En principio, según los cánones científicos que rigen hoy día el conocimiento –y que continúan siendo los que circunscriben la lógica y la experimentación– habría que decir que no, que dichas obras u otras tan excelentísimas no proporcionan conocimiento alguno. Que todo lo más proporcionarían una idea, es decir, una visión –que es lo que quiere decir idea– sobre un periodo histórico o sobre un conflicto pasional (en competencia, en este caso, con la ciencia de la Sicología).
Y es que ocurre que quizá el lector no busque exactamente un conocimiento “científico”, sino más bien una idea aproximada de los temas que puedan interesarle, pues de otro modo no acudiría al arte o a la literatura para satisfacer sus necesidades cognitivas.
O posiblemente, el lector, más que un conocimiento, incluso que un conocimiento que pudiera aplicar a su vida diaria, busca un reconocimiento, un reconocimiento de sí mismo que en la analogía tenga para él una particular significación.
No obstante, el lector y la lectora se vuelven en este punto potencialmente escritores, puesto que el reconocimiento puede implicar una actitud más activa que la de la simple lectura.
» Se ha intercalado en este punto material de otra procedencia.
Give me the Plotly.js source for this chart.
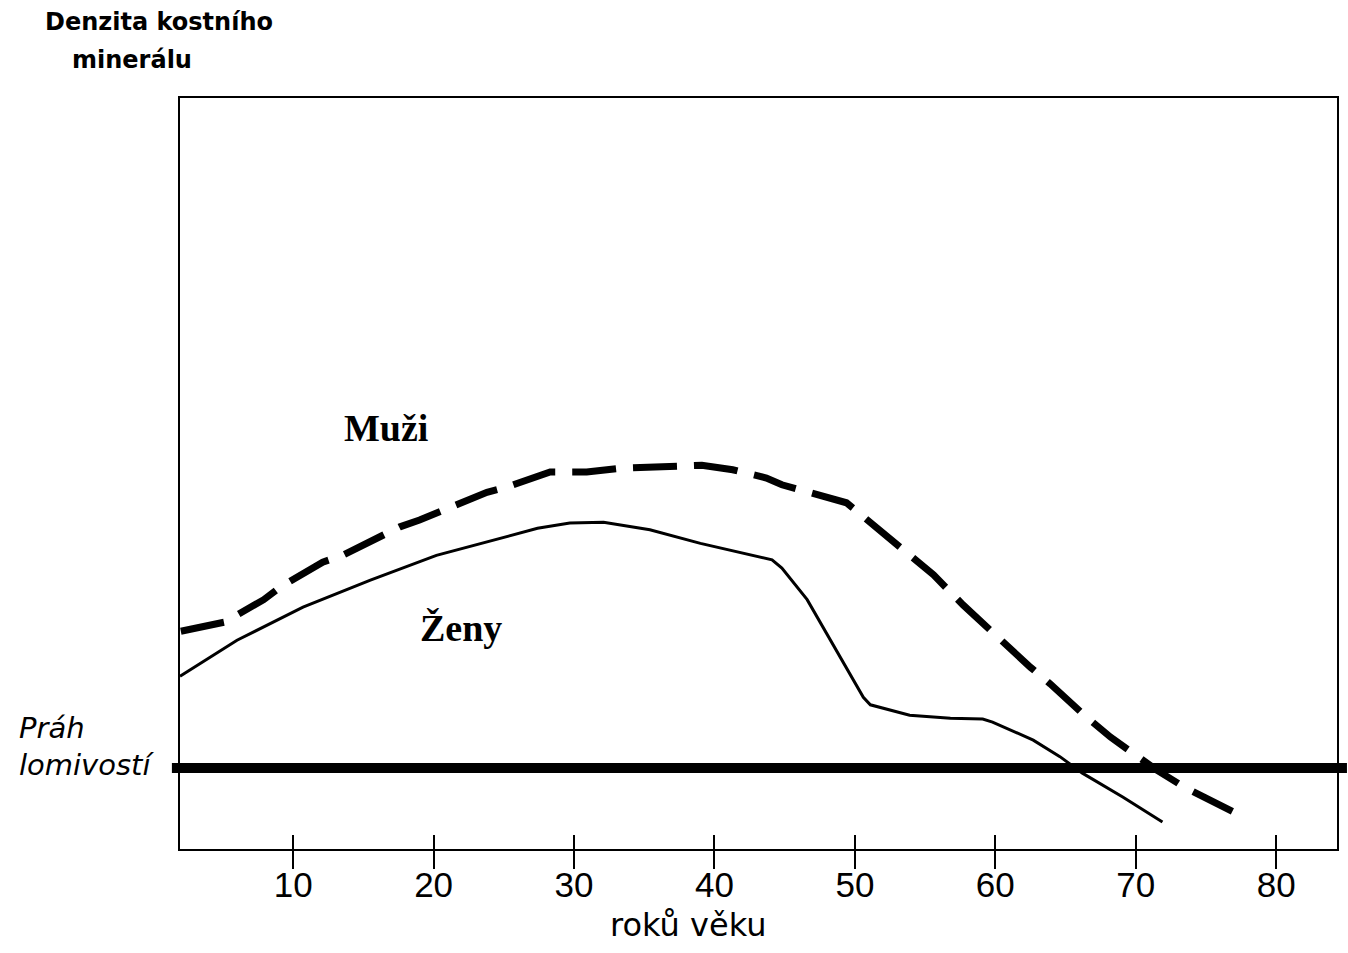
<!DOCTYPE html>
<html>
<head>
<meta charset="utf-8">
<script src="https://cdn.plot.ly/plotly-3.0.1.min.js"></script>
<style>html,body{margin:0;padding:0;background:#fff;}#chart{width:1348px;height:953px;}</style>
</head>
<body>
<div id="chart"></div>
<script>
// ---- data (ages in years, density in relative units 0-100) ----
const ageTicks = [10, 20, 30, 40, 50, 60, 70, 80];
const ageTickLabels = ['10', '20', '30', '40', '50', '60', '70', '80'];

const ageMuzi = [2.0, 3.7, 5.1, 7.9, 9.1, 12.1, 13.5, 17.6, 19.0, 23.8, 25.2, 28.3, 30.9, 33.3, 37.5, 39.1, 41.3, 43.7, 44.8, 49.4,
                 50.7, 52.7, 54.6, 55.6, 57.7, 59.8, 60.8, 62.5, 63.9, 64.8, 66.4, 68.2, 69.4, 70.7, 71.5, 73.4, 75.3, 77.1];
const densMuzi = [29.0, 29.6, 30.2, 33.2, 34.9, 38.2, 39.1, 42.9, 43.8, 47.5, 48.2, 50.2, 50.2, 50.7, 51.1, 51.1, 50.5, 49.4, 48.5, 46.1,
                  44.1, 41.0, 38.1, 36.5, 32.5, 28.8, 26.9, 24.2, 22.0, 20.4, 17.7, 14.9, 13.2, 11.6, 10.5, 8.3, 6.4, 4.8];

const ageZeny = [1.94, 6.0, 10.7, 15.5, 20.2, 24.9, 27.4, 29.7, 32.1, 35.4, 39.0, 44.1, 44.8, 46.6, 48.4, 50.6, 51.1, 53.9, 56.8, 59.1,
                 59.8, 62.7, 64.6, 66.2, 69.1, 71.9];
const densZeny = [23.0, 27.8, 32.2, 35.8, 39.1, 41.5, 42.7, 43.4, 43.5, 42.5, 40.7, 38.5, 37.4, 33.2, 27.4, 20.2, 19.2, 17.8, 17.4, 17.3,
                  16.9, 14.5, 12.3, 10.1, 6.9, 3.6];

const fractureThreshold = 10.8;

const labelMuzi = 'Muži';
const labelZeny = 'Ženy';
const yTitleLines = ['Denzita kostního', 'minerálu'];
const thresholdLines = ['Práh', 'lomivostí'];
const xTitle = 'roků věku';

// ---- traces ----
const traces = [
  {
    x: ageMuzi, y: densMuzi, name: labelMuzi, type: 'scatter', mode: 'lines',
    line: {color: '#000', width: 7, dash: '44px,17px'}, xaxis: 'x', yaxis: 'y', hoverinfo: 'x+y+name'
  },
  {
    x: ageZeny, y: densZeny, name: labelZeny, type: 'scatter', mode: 'lines',
    line: {color: '#000', width: 3}, xaxis: 'x2', yaxis: 'y', hoverinfo: 'x+y+name'
  }
];

const sans = 'DejaVu Sans, Arial, sans-serif';
const serif = 'Liberation Serif, Times New Roman, serif';

const layout = {
  width: 1348, height: 953,
  margin: {l: 180, r: 11, t: 98, b: 104, pad: 0},
  paper_bgcolor: '#fff', plot_bgcolor: '#fff',
  showlegend: false,
  xaxis: {
    range: [1.94, 84.33], tickvals: ageTicks, ticktext: ageTickLabels,
    ticks: 'outside', ticklen: 18, tickwidth: 2, tickcolor: '#000',
    ticklabelstandoff: -14,
    showline: true, linewidth: 2, linecolor: '#000', mirror: true,
    showgrid: false, zeroline: false,
    tickfont: {family: 'Liberation Sans, Arial, sans-serif', size: 35, color: '#000'}
  },
  xaxis2: {
    overlaying: 'x', matches: 'x', anchor: 'y', side: 'bottom',
    range: [1.94, 84.33], tickvals: ageTicks,
    ticks: 'inside', ticklen: 14, tickwidth: 2, tickcolor: '#000',
    showticklabels: false, showline: false, showgrid: false, zeroline: false
  },
  yaxis: {
    range: [0, 100], showticklabels: false, ticks: '',
    showline: true, linewidth: 2, linecolor: '#000', mirror: true,
    showgrid: false, zeroline: false
  },
  shapes: [
    {type: 'line', xref: 'paper', yref: 'y', x0: -0.007, x1: 1.0086, y0: fractureThreshold, y1: fractureThreshold,
     line: {color: '#000', width: 10}}
  ],
  annotations: [
    {text: yTitleLines[0], xref: 'paper', yref: 'paper', x: -0.1184, y: 1.101, xanchor: 'left', yanchor: 'middle',
     showarrow: false, font: {family: sans, size: 24, color: '#000', weight: 'bold'}},
    {text: yTitleLines[1], xref: 'paper', yref: 'paper', x: -0.0951, y: 1.0506, xanchor: 'left', yanchor: 'middle',
     showarrow: false, font: {family: sans, size: 24, color: '#000', weight: 'bold'}},
    {text: thresholdLines[0], xref: 'paper', yref: 'paper', x: -0.1409, y: 0.1611, xanchor: 'left', yanchor: 'middle',
     showarrow: false, font: {family: sans, size: 29, color: '#000', style: 'italic'}},
    {text: thresholdLines[1], xref: 'paper', yref: 'paper', x: -0.1409, y: 0.1119, xanchor: 'left', yanchor: 'middle',
     showarrow: false, font: {family: sans, size: 29, color: '#000', style: 'italic'}},
    {text: labelMuzi, xref: 'x', yref: 'y', x: 16.6, y: 56.1, xanchor: 'center', yanchor: 'middle',
     showarrow: false, font: {family: serif, size: 38, color: '#000', weight: 'bold'}},
    {text: labelZeny, xref: 'x', yref: 'y', x: 21.95, y: 29.4, xanchor: 'center', yanchor: 'middle',
     showarrow: false, font: {family: serif, size: 38, color: '#000', weight: 'bold'}},
    {text: xTitle, xref: 'paper', yref: 'paper', x: 0.439, y: -0.1012, xanchor: 'center', yanchor: 'middle',
     showarrow: false, font: {family: sans, size: 32, color: '#000'}}
  ]
};

Plotly.newPlot('chart', traces, layout, {displayModeBar: false, staticPlot: true});
</script>
</body>
</html>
Nos coloca, de hecho, en la puerta de la escritura. Y si se cruza ese umbral estamos de nuevo al comienzo del hilo de Ariadna.
El hilo de Ariadna, así, apenas sin darnos cuenta, se ha recogido y comienza de nuevo a desenrollarse. Y en este hacer y deshacer, en este escuchar y contar historias –que hoy es también leer y ver historias– se nos va la vida, pero, gracias a todos y a todas, no se nos van las palabras.